Alba Maria’s areas of expertise include the development and implementation of regional and worldwide Immunization Program policies and strategies, emergency outbreak response, monitoring and evaluation, and research projects. Her work also focuses on surveillance and vaccination strategies for the control, elimination, and eradication of vaccine-preventable diseases such as Influenza, Yellow Fever, and Hepatitis. During the influenza pandemic 2009, a multi-country vaccination campaign in Latin America, resulted in more than 145 million people vaccinated against pandemic Influenza A H1N1, being the region with the highest uptake.
Her support has been critical in order to establish a network for influenza vaccine evaluations known as REVELAC-i for its acronym in Spanish (Red para la Evaluación de Vacunas En Latino América y el Caribe–influenza) which was launched in 2013.
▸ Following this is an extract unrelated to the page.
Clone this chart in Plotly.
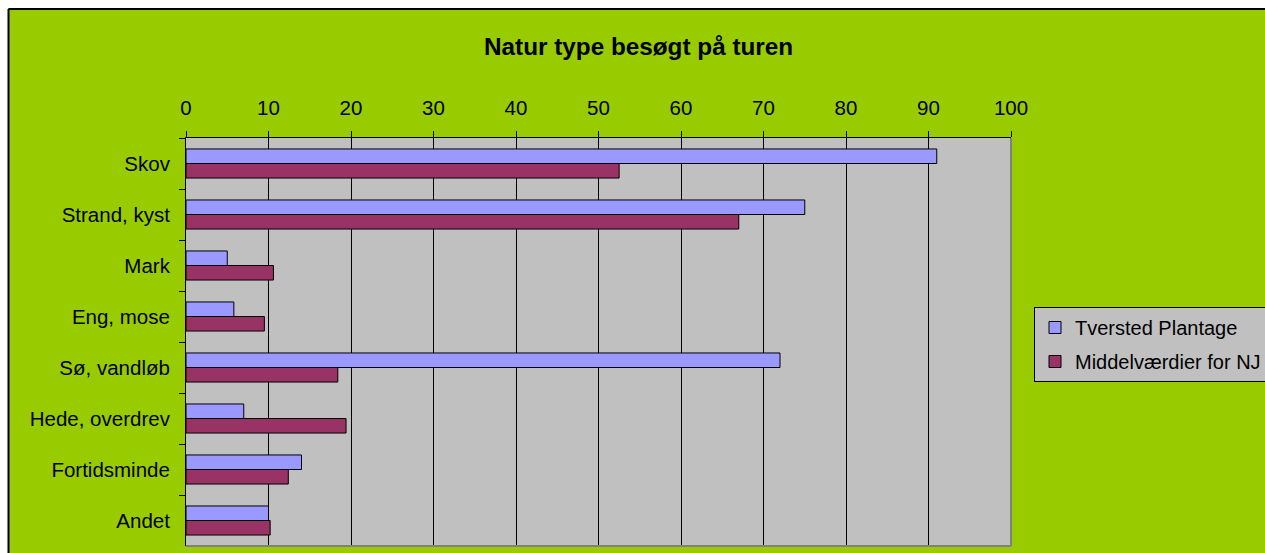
import plotly.graph_objects as go

categories = ["Skov", "Strand, kyst", "Mark", "Eng, mose", "Sø, vandløb",
              "Hede, overdrev", "Fortidsminde", "Andet"]
tversted = [91, 75, 5, 5.8, 72, 7, 14, 10]
middel = [52.5, 67, 10.6, 9.5, 18.4, 19.4, 12.4, 10.2]
series_names = ["Tversted Plantage", "Middelværdier for NJ"]
x_ticks = [0, 10, 20, 30, 40, 50, 60, 70, 80, 90, 100]
title_text = "Natur type besøgt på turen"

W, H = 1265, 553
L, T = 186, 138
PW, PH = 825, 408
R, B = W - L - PW, H - T - PH


def px(p):  # page x pixel -> paper x
    return (p - L) / PW


def py(q):  # page y pixel -> paper y
    return (T + PH - q) / PH


GREEN = "#99CC00"
FONT = "Liberation Sans, Arial, sans-serif"
FS = 20.5

fig = go.Figure()
fig.add_trace(go.Bar(y=categories, x=tversted, name=series_names[0], orientation="h",
                     marker=dict(color="#9999FF", line=dict(color="black", width=1)),
                     legendgroup="a"))
fig.add_trace(go.Bar(y=categories, x=middel, name=series_names[1], orientation="h",
                     marker=dict(color="#993366", line=dict(color="black", width=1)),
                     legendgroup="b"))

shapes = [
    # white page strips outside the chart area
    dict(type="rect", xref="paper", yref="paper", x0=px(0), x1=px(W), y0=py(8), y1=py(0),
         fillcolor="white", line=dict(width=0)),
    dict(type="rect", xref="paper", yref="paper", x0=px(0), x1=px(8), y0=py(H), y1=py(0),
         fillcolor="white", line=dict(width=0)),
    # chart area border (left and top)
    dict(type="line", xref="paper", yref="paper", x0=px(8.5), x1=px(1300), y0=py(9), y1=py(9),
         line=dict(color="black", width=2)),
    dict(type="line", xref="paper", yref="paper", x0=px(8.5), x1=px(8.5), y0=py(9), y1=py(600),
         line=dict(color="black", width=2)),
    # plot area right/bottom border
    dict(type="line", xref="paper", yref="paper", x0=1, x1=1, y0=0, y1=1,
         line=dict(color="#808080", width=2)),
    dict(type="line", xref="paper", yref="paper", x0=0, x1=1, y0=0, y1=0,
         line=dict(color="#808080", width=2)),
]

fig.update_layout(
    width=W, height=H,
    margin=dict(l=L, r=R, t=T, b=B, pad=0, autoexpand=False),
    paper_bgcolor=GREEN,
    plot_bgcolor="#C0C0C0",
    barmode="group",
    bargap=0.43,
    bargroupgap=0,
    font=dict(family=FONT, size=FS, color="black"),
    showlegend=True,
    legend=dict(xref="container", yref="container",
                x=1034 / W, y=1 - 307 / H, xanchor="left", yanchor="top",
                bgcolor="#C0C0C0", bordercolor="black", borderwidth=1,
                font=dict(size=20), traceorder="grouped", tracegroupgap=5),
    shapes=shapes,
    annotations=[dict(text="<b>" + title_text + "</b>", xref="paper", yref="paper",
                      x=px(638), y=py(47), xanchor="center", yanchor="middle",
                      showarrow=False, font=dict(size=24.3, family=FONT))],
    xaxis=dict(side="top", range=[0, 100], tickvals=x_ticks, showgrid=True,
               gridcolor="black", gridwidth=1, zeroline=False, showline=True,
               linecolor="black", linewidth=1, ticks="outside", ticklen=6,
               tickcolor="black", ticklabelstandoff=8, fixedrange=True),
    yaxis=dict(autorange="reversed", showline=True, linecolor="black", linewidth=1,
               ticks="outside", ticklen=6, tickcolor="black", tickson="boundaries",
               showgrid=False, ticklabelstandoff=11, fixedrange=True),
)

fig.write_html("out.html",
               config={"displayModeBar": False},
               post_script="document.body.style.margin='0';document.body.style.overflow='hidden';")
As a Regional Advisor on Immunization in the Americas, Alba Maria is also leading efforts on Maternal Immunization, in close collaboration with different Institutions, including WHO, CDC, Emory University, Yale University and representatives of Ministries of Health, among others. This platform is driven by the high uptake of Influenza vaccines in pregnant women in the Americas, followed by Tdap. Regional guidelines for national immunization program managers and policy makers for introducing maternal and neonatal vaccines have been developed.
Alba Maria has also been the technical leader of the yearly Vaccination Week in the Americas (VWA) campaign – which has brought the benefits of vaccination to more than 800 million people in the Western Hemisphere – since it began in 2003. Following 10 years of progress in PAHO, and sharing experiences with other WHO Regions, VWA has moved from an initiative between a few countries to a global health initiative, becoming a World Immunization Week, through a World Health Assembly Resolution in 2012.